Abstract

This article provides a micromechanics-based theory to elucidate that the thermomechanical behavior of a polycrystal shape-memory alloy (SMA) wire is different from that of a bulk material. The study is based on the observation that a polycrystal wire cannot retain any significant amount of internal stress in the transverse direction; thus, the internal stress of its constituent grains is predominantly tensile and the transverse components can be relaxed to zero. The heterogeneous tensile internal stress is then calculated from a self-consistent relation. By this internal stress and an irreversible thermodynamic principle, the decrease of Gibbs free energy and the thermodynamic driving force for martensitic transformation in the grain is established. This leads to a kinetic equation for the evolution of the martensite phase in each constituent grain and then, by an orientational average process, the evolution of the overall phase-transformation strain of the polycrystal SMA wire.

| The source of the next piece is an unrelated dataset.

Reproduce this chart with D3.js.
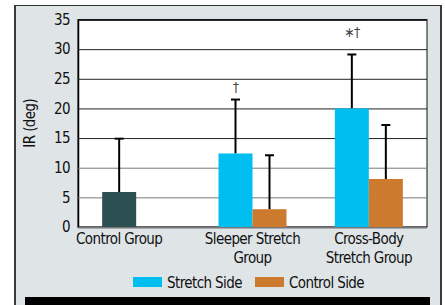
<!DOCTYPE html>
<html>
<head>
<meta charset="utf-8">
<script src="https://cdn.jsdelivr.net/npm/d3@7"></script>
<style>
  body { margin: 0; background: #fff; }
  text { font-family: "Liberation Sans Narrow", "DejaVu Sans Condensed", sans-serif; fill: #111; letter-spacing: -0.6px; }
</style>
</head>
<body>
<div id="chart"></div>
<script>
  const groups = ["Control Group", "Sleeper Stretch Group", "Cross-Body Stretch Group"];
  const groupLabels = [["Control Group"], ["Sleeper Stretch", "Group"], ["Cross-Body", "Stretch Group"]];
  const sides = ["Stretch Side", "Control Side"];
  const controlGroup = [5.9, null, null];
  const controlGroupSD = [9.0, null, null];
  const stretchSide = [null, 12.4, 20.0];
  const stretchSideSD = [null, 9.1, 9.1];
  const controlSide = [null, 3.0, 8.1];
  const controlSideSD = [null, 9.1, 9.1];
  const yTicks = [0, 5, 10, 15, 20, 25, 30, 35];
  const notes = [{ group: 1, side: "Stretch Side", text: "\u2020", at: 22.7 }, { group: 2, side: "Stretch Side", text: "\u2217\u2020", at: 32.0 }];

  const colors = { "Control Group": "#2c4f52", "Stretch Side": "#00bff0", "Control Side": "#cc7a2e" };

  const w = 445, h = 305;
  const pLeft = 78, pRight = 427, pTop = 19.5, pBottom = 227;

  const svg = d3.select("#chart").append("svg").attr("width", w).attr("height", h);

  // grey panel
  svg.append("rect").attr("x", 15).attr("y", 5).attr("width", 426).attr("height", 310).attr("fill", "#dfe4e7");
  svg.append("line").attr("x1", 15).attr("x2", 441).attr("y1", 5.5).attr("y2", 5.5).attr("stroke", "#333");
  svg.append("line").attr("x1", 15).attr("x2", 15).attr("y1", 5).attr("y2", h).attr("stroke", "#3a3a3a").attr("stroke-width", 2);
  svg.append("line").attr("x1", 441).attr("x2", 441).attr("y1", 5).attr("y2", h).attr("stroke", "#3a3a3a").attr("stroke-width", 2);
  svg.append("rect").attr("x", 25).attr("y", 297).attr("width", 405).attr("height", 10).attr("fill", "#000");

  svg.append("rect").attr("x", pLeft).attr("y", pTop).attr("width", pRight - pLeft).attr("height", pBottom - pTop)
    .attr("fill", "#fff").attr("stroke", "#111");

  const yScale = d3.scaleLinear().domain([0, 35]).range([pBottom, pTop]);
  const xScale = d3.scalePoint().domain(groups).range([pLeft, pRight]).padding(0.5);
  const sideScale = d3.scaleBand().domain(sides).range([-34, 34]);
  const bw = sideScale.bandwidth();

  const yAxis = d3.axisLeft(yScale).tickValues(yTicks).tickSize(-(pRight - pLeft)).tickPadding(8);
  const gy = svg.append("g").attr("transform", `translate(${pLeft},0)`).call(yAxis);
  gy.select(".domain").attr("stroke", "#000").attr("stroke-width", 1.5);
  gy.selectAll(".tick line").attr("stroke", (d) => d <= 10 ? "#777" : "#222");
  gy.selectAll(".tick text").attr("font-size", 15).attr("fill", "#111");

  svg.append("text").attr("transform", `translate(35,${(pTop + pBottom) / 2}) rotate(-90)`)
    .attr("text-anchor", "middle").attr("font-size", 15).text("IR (deg)");

  // control group bar sits in the first slot of its group
  const bars = [];
  groups.forEach((g, i) => {
    if (controlGroup[i] != null) bars.push({ g, key: "Control Group", v: controlGroup[i], sd: controlGroupSD[i], x0: sideScale(sides[0]) });
    if (stretchSide[i] != null) bars.push({ g, key: "Stretch Side", v: stretchSide[i], sd: stretchSideSD[i], x0: sideScale("Stretch Side") });
    if (controlSide[i] != null) bars.push({ g, key: "Control Side", v: controlSide[i], sd: controlSideSD[i], x0: sideScale("Control Side") });
  });
  const barMid = (d) => xScale(d.g) + d.x0 + bw / 2;

  // error bars
  const err = svg.append("g").selectAll("g").data(bars).enter().append("g");
  err.append("line")
    .attr("x1", barMid).attr("x2", barMid)
    .attr("y1", (d) => yScale(d.v)).attr("y2", (d) => yScale(d.v + d.sd))
    .attr("stroke", "#000").attr("stroke-width", 2);
  err.append("line")
    .attr("x1", (d) => barMid(d) - 4.5).attr("x2", (d) => barMid(d) + 4.5)
    .attr("y1", (d) => yScale(d.v + d.sd)).attr("y2", (d) => yScale(d.v + d.sd))
    .attr("stroke", "#000").attr("stroke-width", 2);

  svg.append("g").selectAll("rect").data(bars).enter().append("rect")
    .attr("x", (d) => xScale(d.g) + d.x0)
    .attr("y", (d) => yScale(d.v))
    .attr("width", bw)
    .attr("height", (d) => yScale(0) - yScale(d.v))
    .attr("fill", (d) => colors[d.key]);

  svg.append("g").selectAll("text").data(notes).enter().append("text")
    .attr("x", (d) => xScale(groups[d.group]) + sideScale(d.side) + bw / 2)
    .attr("y", (d) => yScale(d.at))
    .attr("text-anchor", "middle").attr("font-size", 14)
    .style("fill", "#444")
    .text((d) => d.text);

  // x labels, centred under the bars of each group
  const labelX = (g) => d3.mean(bars.filter((b) => b.g === g), barMid);
  const xl = svg.append("g").selectAll("text").data(groups).enter().append("text")
    .attr("x", labelX).attr("y", 244)
    .attr("text-anchor", "middle").attr("font-size", 15);
  xl.selectAll("tspan").data((d, i) => groupLabels[i]).enter().append("tspan")
    .attr("x", function () { return d3.select(this.parentNode).attr("x"); })
    .attr("dy", (d, i) => i === 0 ? 0 : 19)
    .text((d) => d);

  // legend
  const legendX = [133, 255];
  const lg = svg.append("g").selectAll("g").data(sides).enter().append("g")
    .attr("transform", (d, i) => `translate(${legendX[i]},277)`);
  lg.append("rect").attr("width", 29).attr("height", 10).attr("fill", (d) => colors[d]);
  lg.append("text").attr("x", 34).attr("y", 10.5).attr("font-size", 15).text((d) => d);
</script>
</body>
</html>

Applications of the theory to a Ti-Ni wire under a thermal cycle and under a stress cycle have led to results that are consistent with experimental data. As compared to the bulk behavior, the range of transformation temperatures for the wire is substantially narrower, and the tangent modulus of its stress-strain curves is much lower. These characteristics point to the superiority of an SMA wire over the bulk in smart-material applications and are both attributable to its reduced geometrical constraint in the transverse direction.